Customisation is one of the primary advantages of 3D printing technology because it adds significant value to the process without incurring additional costs. This is an attractive proposition for many custom consumer goods, but another sector where it makes a huge difference is in the medical industry.
A new application developed at Glasgow Caledonian University is a great example of just this — a team there are using a range of technologies, including 3D printing, to overcome patient’s orthopaedic problems — specifically in the foot and ankle. The team uses motion sensor cameras to determine exact foot measurements from which they produce insoles and supports to meet the specific patient’s needs.

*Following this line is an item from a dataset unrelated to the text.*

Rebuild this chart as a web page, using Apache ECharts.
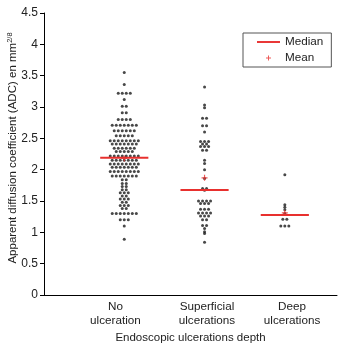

The data from the motion sensor camera is used to create a 3D image, which is translated into a physical product using 3D printers. Traditionally, making foot and ankle supports is a long and laborious process — a model of the foot is made, often from plaster and then plastic is moulded around it by hand — which can take up to six weeks. Using a 3D printer this process is cut down to few hours and can be offered as a same day service for people visiting the doctor.
“We want to make these products specifically for the patients’ own impairment and walking difficulties,” said Glasgow Caledonian University Professor Jim Woodburn. “The most exciting part of the project is that the computer design is then transferred to a 3D printer. What we have is complete control of the manufacturing process.”
In a wider context, 3D printing technology has led to the creation of highly accurate models that are used to aid scientists and doctors in studying the human body. Similar modelling is used with CT scans to replicate structures in actual patients and act as models that are used in planning for delicate orthopaedic operations or to evaluate patients’ conditions.
This new process — targeting people with impairment or walking difficulties — has the potential to bring relief to around 200 million sufferers in Europe alone. The European Union has provided the project a £3 million grant for continued research.